Given instruction ▸ Copy out the material below in full, but not its images.

[Start Supplied data]

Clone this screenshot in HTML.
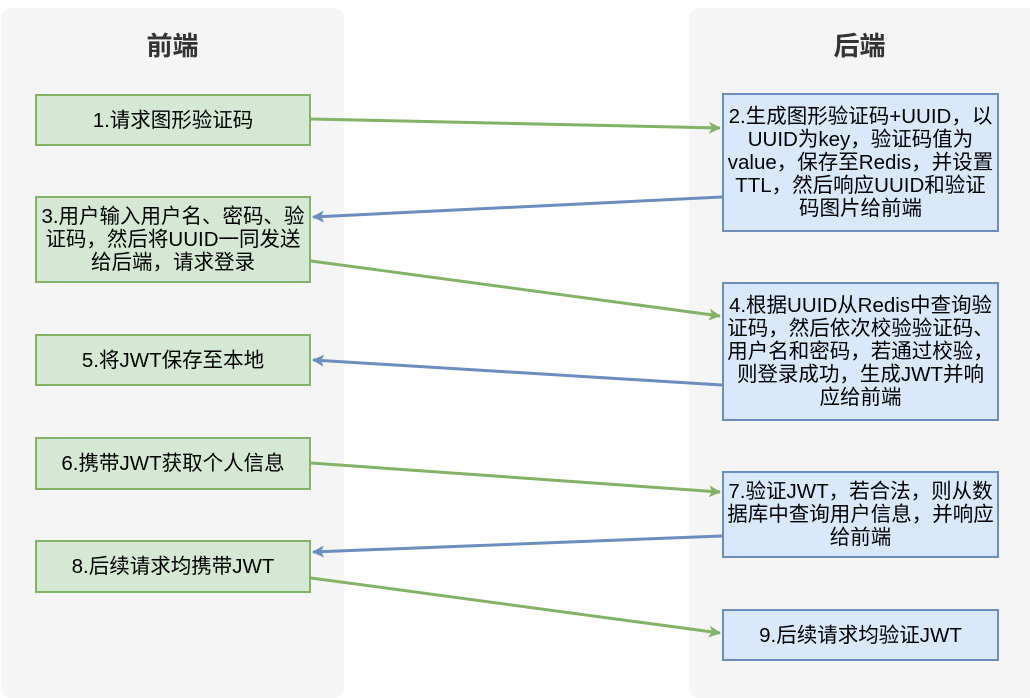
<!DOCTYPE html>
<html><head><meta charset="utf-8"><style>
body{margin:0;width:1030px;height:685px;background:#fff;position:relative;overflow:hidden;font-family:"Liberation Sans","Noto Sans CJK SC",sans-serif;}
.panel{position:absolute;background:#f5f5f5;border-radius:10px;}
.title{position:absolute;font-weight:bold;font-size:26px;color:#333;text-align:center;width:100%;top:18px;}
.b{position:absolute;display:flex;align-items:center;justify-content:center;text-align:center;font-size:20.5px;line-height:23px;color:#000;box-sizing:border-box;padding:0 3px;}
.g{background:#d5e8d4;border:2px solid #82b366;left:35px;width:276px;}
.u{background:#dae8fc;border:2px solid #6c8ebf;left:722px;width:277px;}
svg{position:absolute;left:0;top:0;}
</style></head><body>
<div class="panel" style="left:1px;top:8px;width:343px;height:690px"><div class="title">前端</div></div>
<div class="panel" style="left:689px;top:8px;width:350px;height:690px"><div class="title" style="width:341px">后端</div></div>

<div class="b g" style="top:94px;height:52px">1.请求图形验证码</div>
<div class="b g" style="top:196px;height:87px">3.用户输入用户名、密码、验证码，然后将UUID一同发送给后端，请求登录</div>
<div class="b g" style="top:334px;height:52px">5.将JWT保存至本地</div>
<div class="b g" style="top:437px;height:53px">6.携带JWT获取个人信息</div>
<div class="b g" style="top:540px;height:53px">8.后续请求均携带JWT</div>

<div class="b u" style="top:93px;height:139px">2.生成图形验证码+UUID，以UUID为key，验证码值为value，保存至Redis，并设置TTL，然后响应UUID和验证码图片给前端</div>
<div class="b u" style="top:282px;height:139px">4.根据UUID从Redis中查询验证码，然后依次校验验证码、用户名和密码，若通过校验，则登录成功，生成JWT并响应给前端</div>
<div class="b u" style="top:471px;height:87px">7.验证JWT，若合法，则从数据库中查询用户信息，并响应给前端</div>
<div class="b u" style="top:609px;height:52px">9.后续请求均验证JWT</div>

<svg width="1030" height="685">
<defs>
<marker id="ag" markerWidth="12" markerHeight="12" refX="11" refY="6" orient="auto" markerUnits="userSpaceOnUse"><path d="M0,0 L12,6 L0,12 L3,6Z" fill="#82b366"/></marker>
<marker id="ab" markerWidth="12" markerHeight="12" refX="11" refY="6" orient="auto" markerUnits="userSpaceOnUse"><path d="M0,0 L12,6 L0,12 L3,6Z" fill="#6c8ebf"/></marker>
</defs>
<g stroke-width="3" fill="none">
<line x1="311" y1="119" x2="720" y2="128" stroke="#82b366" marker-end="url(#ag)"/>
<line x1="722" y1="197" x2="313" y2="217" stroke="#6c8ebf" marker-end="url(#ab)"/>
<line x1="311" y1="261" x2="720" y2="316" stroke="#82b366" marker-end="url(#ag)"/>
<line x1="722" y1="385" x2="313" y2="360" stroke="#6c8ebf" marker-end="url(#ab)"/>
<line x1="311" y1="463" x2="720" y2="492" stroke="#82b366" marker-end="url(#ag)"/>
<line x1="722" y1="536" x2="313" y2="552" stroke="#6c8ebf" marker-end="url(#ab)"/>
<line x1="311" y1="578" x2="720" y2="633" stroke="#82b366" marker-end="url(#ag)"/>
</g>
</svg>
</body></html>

[End Supplied data]

Task result ▸
Clone this screenshot in HTML.
<!DOCTYPE html>
<html><head><meta charset="utf-8"><style>
body{margin:0;width:1030px;height:685px;background:#fff;position:relative;overflow:hidden;font-family:"Liberation Sans","Noto Sans CJK SC",sans-serif;}
.panel{position:absolute;background:#f5f5f5;border-radius:10px;}
.title{position:absolute;font-weight:bold;font-size:26px;color:#333;text-align:center;width:100%;top:18px;}
.b{position:absolute;display:flex;align-items:center;justify-content:center;text-align:center;font-size:20.5px;line-height:23px;color:#000;box-sizing:border-box;padding:0 3px;}
.g{background:#d5e8d4;border:2px solid #82b366;left:35px;width:276px;}
.u{background:#dae8fc;border:2px solid #6c8ebf;left:722px;width:277px;}
svg{position:absolute;left:0;top:0;}
</style></head><body>
<div class="panel" style="left:1px;top:8px;width:343px;height:690px"><div class="title">前端</div></div>
<div class="panel" style="left:689px;top:8px;width:350px;height:690px"><div class="title" style="width:341px">后端</div></div>

<div class="b g" style="top:94px;height:52px">1.请求图形验证码</div>
<div class="b g" style="top:196px;height:87px">3.用户输入用户名、密码、验证码，然后将UUID一同发送给后端，请求登录</div>
<div class="b g" style="top:334px;height:52px">5.将JWT保存至本地</div>
<div class="b g" style="top:437px;height:53px">6.携带JWT获取个人信息</div>
<div class="b g" style="top:540px;height:53px">8.后续请求均携带JWT</div>

<div class="b u" style="top:93px;height:139px">2.生成图形验证码+UUID，以UUID为key，验证码值为value，保存至Redis，并设置TTL，然后响应UUID和验证码图片给前端</div>
<div class="b u" style="top:282px;height:139px">4.根据UUID从Redis中查询验证码，然后依次校验验证码、用户名和密码，若通过校验，则登录成功，生成JWT并响应给前端</div>
<div class="b u" style="top:471px;height:87px">7.验证JWT，若合法，则从数据库中查询用户信息，并响应给前端</div>
<div class="b u" style="top:609px;height:52px">9.后续请求均验证JWT</div>

<svg width="1030" height="685">
<defs>
<marker id="ag" markerWidth="12" markerHeight="12" refX="11" refY="6" orient="auto" markerUnits="userSpaceOnUse"><path d="M0,0 L12,6 L0,12 L3,6Z" fill="#82b366"/></marker>
<marker id="ab" markerWidth="12" markerHeight="12" refX="11" refY="6" orient="auto" markerUnits="userSpaceOnUse"><path d="M0,0 L12,6 L0,12 L3,6Z" fill="#6c8ebf"/></marker>
</defs>
<g stroke-width="3" fill="none">
<line x1="311" y1="119" x2="720" y2="128" stroke="#82b366" marker-end="url(#ag)"/>
<line x1="722" y1="197" x2="313" y2="217" stroke="#6c8ebf" marker-end="url(#ab)"/>
<line x1="311" y1="261" x2="720" y2="316" stroke="#82b366" marker-end="url(#ag)"/>
<line x1="722" y1="385" x2="313" y2="360" stroke="#6c8ebf" marker-end="url(#ab)"/>
<line x1="311" y1="463" x2="720" y2="492" stroke="#82b366" marker-end="url(#ag)"/>
<line x1="722" y1="536" x2="313" y2="552" stroke="#6c8ebf" marker-end="url(#ab)"/>
<line x1="311" y1="578" x2="720" y2="633" stroke="#82b366" marker-end="url(#ag)"/>
</g>
</svg>
</body></html>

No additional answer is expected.